**Problem to solve:** Gather all lines with the word "that" in them.

**Given material:**
"""
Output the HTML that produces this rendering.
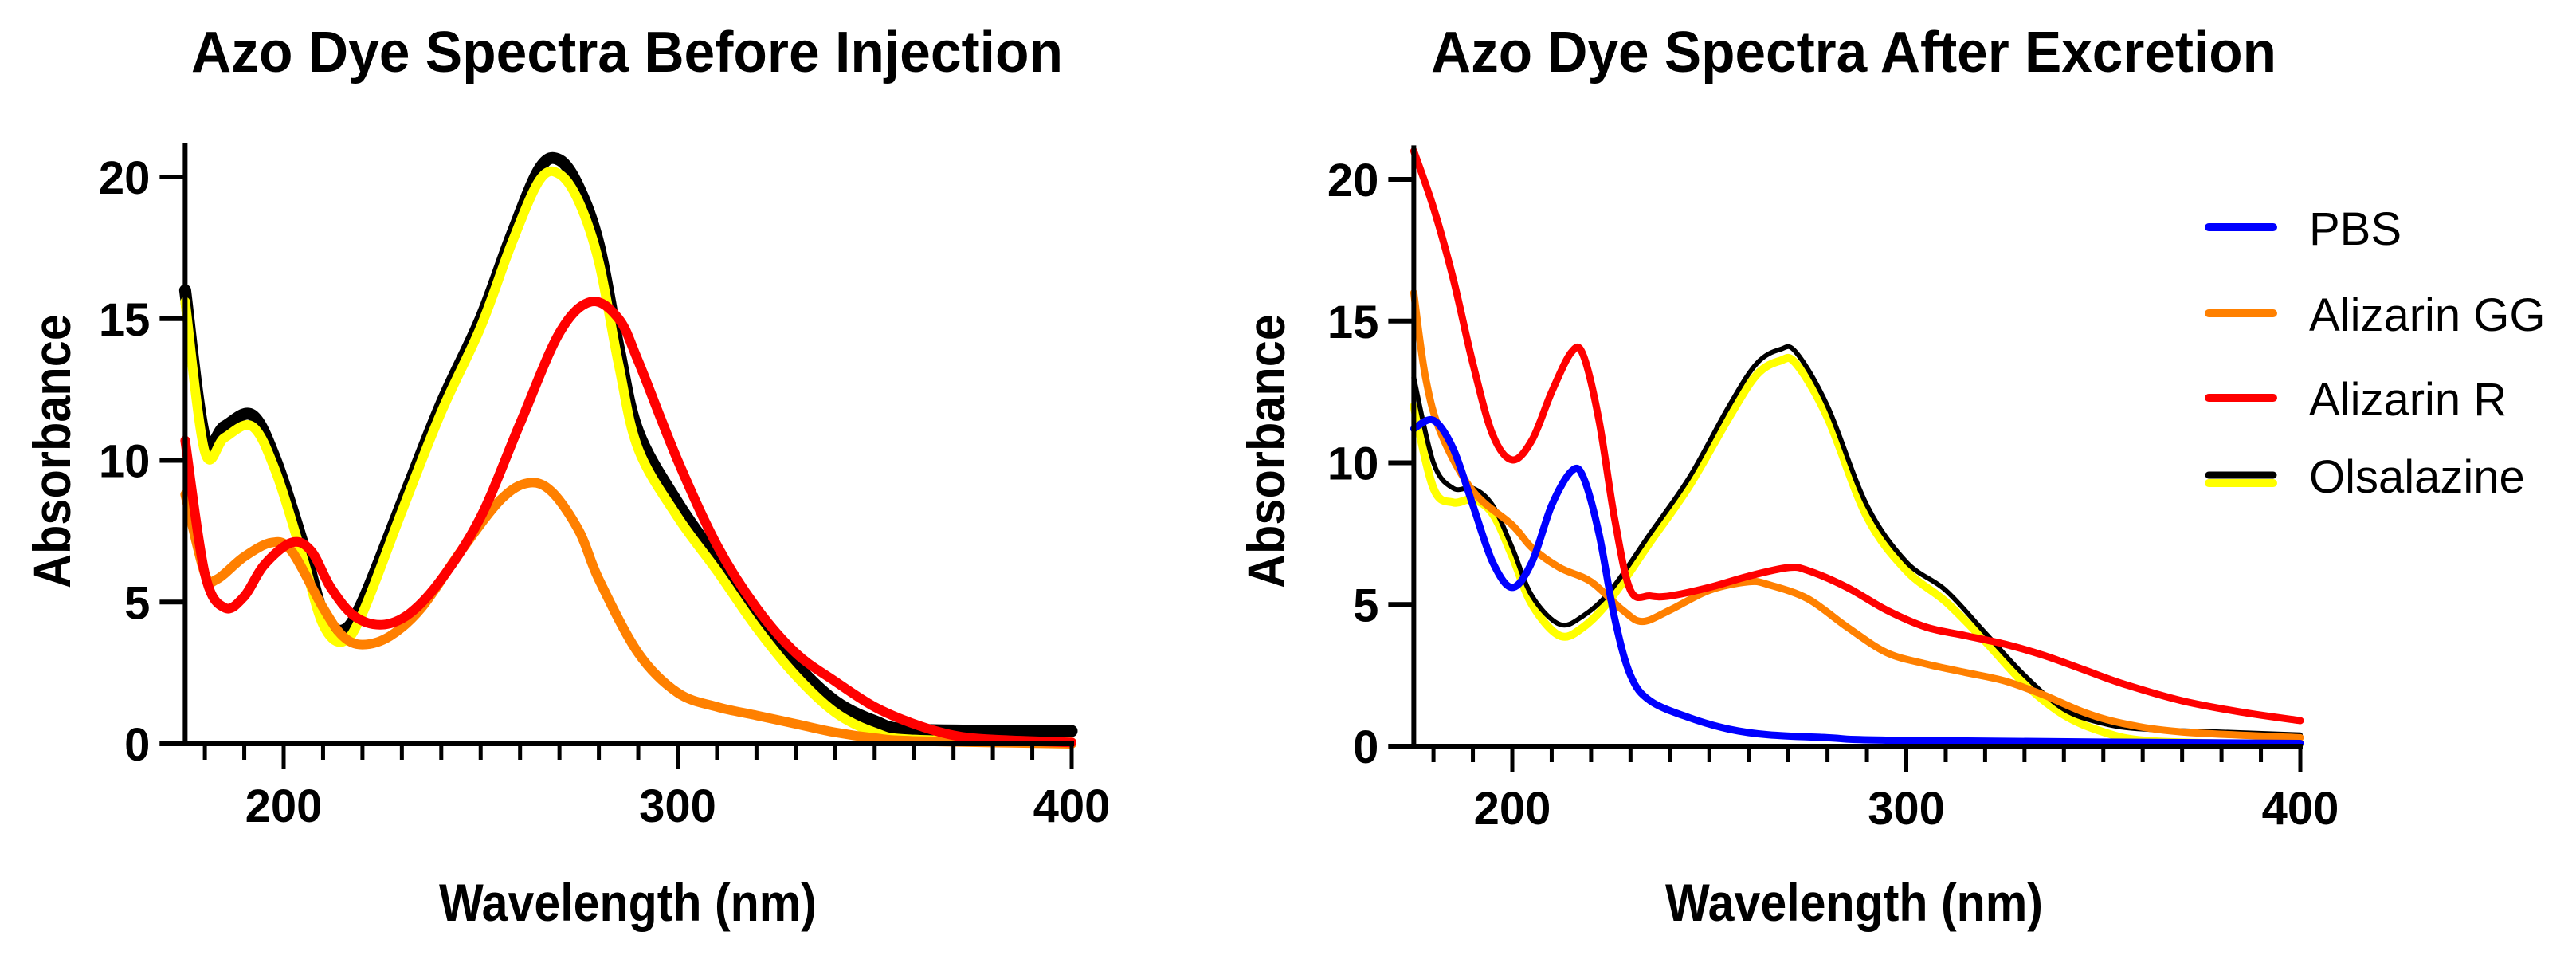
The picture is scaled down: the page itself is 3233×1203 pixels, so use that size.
<!DOCTYPE html>
<html><head><meta charset="utf-8">
<style>
html,body{margin:0;padding:0;background:#fff;}
svg{display:block;font-family:"Liberation Sans",Arial,sans-serif;}
</style></head>
<body>
<svg id="fig" width="3233" height="1203" viewBox="0 0 3233 1203" xmlns="http://www.w3.org/2000/svg"></svg>
<script>
// ---------- DATA ----------
const leftOlsX = [175,180,185,192,198,205,210,215,220,230,240,250,258,265,270,275,280,285,290,300,310,320,330,340,350,360,400];
const leftOlsBlackY = [16,10.8,11.2,11.6,10,7,4.6,4.0,5.0,8.5,12,15,18,20.3,20.6,19.6,17.6,14,11,8.5,6.5,4.5,2.8,1.5,0.8,0.5,0.45];
const leftOlsYellowY = [15.6,10.3,10.8,11.2,9.6,6.5,4.2,3.6,4.6,8.2,11.7,14.7,17.7,19.9,20.1,19.1,17,13.4,10.4,8.0,6.1,4.1,2.4,1.1,0.4,0.15,0.05];
const leftRedX = [175,180,185,190,195,202,207,212,218,225,232,240,250,260,270,278,285,290,300,310,320,330,340,350,360,370,380,400];
const leftRedY = [10.7,6,4.8,5.2,6.3,7.1,6.8,5.5,4.5,4.2,4.6,5.8,8,11.3,14.5,15.6,15,13.5,10,7,4.8,3.2,2.2,1.3,0.7,0.3,0.15,0.05];
const leftOrangeX = [175,180,183,190,197,202,210,215,220,227,235,245,255,262,268,275,280,290,300,310,320,330,340,350,360,400];
const leftOrangeY = [8.8,6,5.8,6.6,7.1,6.8,4.8,3.8,3.5,3.8,4.8,6.8,8.6,9.2,8.9,7.5,5.8,3.2,1.8,1.3,1.0,0.7,0.4,0.2,0.1,0];
const rightRedX = [175,180,185,190,195,200,205,210,215,218,222,226,230,235,240,250,260,270,275,285,295,305,315,325,335,345,355,370,385,400];
const rightRedY = [21,19,16.5,13.5,11,10.1,10.8,12.5,13.9,13.8,11.5,8,5.5,5.3,5.3,5.6,6,6.3,6.2,5.6,4.8,4.2,3.9,3.6,3.2,2.7,2.2,1.6,1.2,0.9];
const rightBlueX = [175,180,185,190,195,200,205,210,215,218,222,226,230,235,245,255,265,280,300,400];
const rightBlueY = [11.2,11.5,10.5,8.5,6.5,5.6,6.5,8.5,9.7,9.5,7.5,4.5,2.5,1.6,1.0,0.6,0.4,0.3,0.2,0.1];
const rightOrangeX = [175,178,182,190,200,205,212,220,228,233,240,250,260,265,275,285,295,305,315,325,335,345,355,370,400];
const rightOrangeY = [16,13,11,9,7.8,7,6.3,5.8,4.8,4.4,4.8,5.5,5.8,5.7,5.2,4.2,3.3,2.9,2.6,2.3,1.8,1.2,0.8,0.5,0.3];
const rightOlsX = [175,180,185,190,195,200,205,212,218,225,235,245,255,262,268,272,280,290,300,310,320,330,340,350,360,380,400];
const rightOlsBlackY = [13,10,9.1,9.1,8.5,7,5.3,4.3,4.6,5.5,7.5,9.5,12,13.5,14,13.9,12,8.5,6.5,5.5,4,2.5,1.3,0.8,0.6,0.5,0.4];
const rightOlsYellowY = [12,9.1,8.6,8.7,8.2,6.7,5.0,3.9,4.2,5.2,7.2,9.2,11.6,13.1,13.6,13.5,11.6,8.1,6.2,5.1,3.7,2.2,1.1,0.5,0.2,0.1,0.1];
const yTicks = [0,5,10,15,20];
const xTickLabels = [200,300,400];
const legendNames = ["PBS","Alizarin GG","Alizarin R","Olsalazine"];

// ---------- DRAW ----------
const NS="http://www.w3.org/2000/svg";
const svg=document.getElementById('fig');
function mk(tag,attrs,parent){const e=document.createElementNS(NS,tag);for(const k in attrs)e.setAttribute(k,attrs[k]);(parent||svg).appendChild(e);return e;}

function panel(cfg){
  const g=mk('g',{});
  
  
  const sx=v=>cfg.x200+(v-200)*cfg.pxnm;
  const sy=v=>cfg.y0-v*cfg.pxunit;
  const t=mk('text',{x:cfg.titleX0,y:90,'font-size':72,'font-weight':'bold',fill:'#000',textLength:cfg.titleLen,lengthAdjust:'spacingAndGlyphs'},g);
  t.textContent=cfg.title;
  
  
  cfg.series.forEach(s=>{
    const pts=s.x.map((xv,i)=>[sx(xv),sy(s.y[i])]);
    let d='M'+pts[0][0]+','+pts[0][1];
    for(let i=0;i<pts.length-1;i++){
      const p0=pts[Math.max(0,i-1)],p1=pts[i],p2=pts[i+1],p3=pts[Math.min(pts.length-1,i+2)];
      const c1x=p1[0]+(p2[0]-p0[0])/6,c1y=p1[1]+(p2[1]-p0[1])/6;
      const c2x=p2[0]-(p3[0]-p1[0])/6,c2y=p2[1]-(p3[1]-p1[1])/6;
      d+=` C${c1x},${c1y} ${c2x},${c2y} ${p2[0]},${p2[1]}`;
    }
    const p=mk('path',{d:d,fill:'none',stroke:s.color,'stroke-width':s.w,'stroke-linejoin':'round','stroke-linecap':'round'},g);
    
    
  });
  const ax=sx(175);
  const ya=mk('line',{x1:ax,y1:sy(21.2),x2:ax,y2:sy(0)+3,stroke:'#000','stroke-width':6},g);
  
  
  const xa=mk('line',{x1:ax-32,y1:sy(0),x2:sx(400)+3,y2:sy(0),stroke:'#000','stroke-width':6},g);
  
  
  yTicks.forEach(v=>{
    mk('line',{x1:ax-32,y1:sy(v),x2:ax,y2:sy(v),stroke:'#000','stroke-width':6},g);
    const tl=mk('text',{x:ax-44,y:sy(v)+21,'text-anchor':'end','font-size':58,'font-weight':'bold'},g);
    tl.textContent=v;
    
    
  });
  for(let v=180;v<=400;v+=10){
    const major=(v%100===0);
    mk('line',{x1:sx(v),y1:sy(0),x2:sx(v),y2:sy(0)+(major?32:20),stroke:'#000','stroke-width':5},g);
  }
  xTickLabels.forEach(v=>{
    const tl=mk('text',{x:sx(v),y:sy(0)+98,'text-anchor':'middle','font-size':58,'font-weight':'bold'},g);
    tl.textContent=v;
    
    
  });
  const xl=mk('text',{x:cfg.xlabX-237,y:1155,'font-size':66,'font-weight':'bold',textLength:474,lengthAdjust:'spacingAndGlyphs'},g);
  xl.textContent='Wavelength (nm)';
  
  
  const yl=mk('text',{x:-172,y:0,'font-size':66,'font-weight':'bold',textLength:344,lengthAdjust:'spacingAndGlyphs',transform:`translate(${cfg.ylabX},566) rotate(-90)`},g);
  yl.textContent='Absorbance';
  
  
}

panel({name:'before-injection-chart',title:'Azo Dye Spectra Before Injection',titleX0:240,titleLen:1094,xlabX:788,ylabX:88,
  x200:356,pxnm:4.945,y0:933,pxunit:35.55,
  series:[
    {name:'olsalazine-black-line',x:leftOlsX,y:leftOlsBlackY,color:'#000',w:15},
    {name:'olsalazine-yellow-line',x:leftOlsX,y:leftOlsYellowY,color:'#ffff00',w:12},
    {name:'alizarin-gg-line',x:leftOrangeX,y:leftOrangeY,color:'#ff8000',w:12},
    {name:'alizarin-r-line',x:leftRedX,y:leftRedY,color:'#ff0000',w:12}
  ]});
panel({name:'after-excretion-chart',title:'Azo Dye Spectra After Excretion',titleX0:1796,titleLen:1061,xlabX:2327,ylabX:1612,
  x200:1898,pxnm:4.945,y0:936,pxunit:35.55,
  series:[
    {name:'olsalazine-yellow-line',x:rightOlsX,y:rightOlsYellowY,color:'#ffff00',w:10},
    {name:'olsalazine-black-line',x:rightOlsX,y:rightOlsBlackY,color:'#000',w:6},
    {name:'alizarin-gg-line',x:rightOrangeX,y:rightOrangeY,color:'#ff8000',w:9},
    {name:'alizarin-r-line',x:rightRedX,y:rightRedY,color:'#ff0000',w:9},
    {name:'pbs-line',x:rightBlueX,y:rightBlueY,color:'#0000ff',w:9}
  ]});

const lg=mk('g',{});


const legendColors=['#0000ff','#ff8000','#ff0000','#000'];
const legendY=[285,393,499,596];
legendNames.forEach((n,i)=>{
  const e=mk('g',{},lg);
  
  
  if(i===3){
    mk('line',{x1:2772,y1:legendY[i]+10,x2:2853,y2:legendY[i]+10,stroke:'#ffff00','stroke-width':10,'stroke-linecap':'round'},e);
    mk('line',{x1:2772,y1:legendY[i],x2:2853,y2:legendY[i],stroke:'#000','stroke-width':9,'stroke-linecap':'round'},e);
  } else {
    mk('line',{x1:2772,y1:legendY[i],x2:2853,y2:legendY[i],stroke:legendColors[i],'stroke-width':10,'stroke-linecap':'round'},e);
  }
  const tx=mk('text',{x:2898,y:legendY[i]+22,'font-size':58},e);
  tx.textContent=n;
});
</script>
</body></html>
"""
**Written answer:**
Output the HTML that produces this rendering.
The picture is scaled down: the page itself is 3233×1203 pixels, so use that size.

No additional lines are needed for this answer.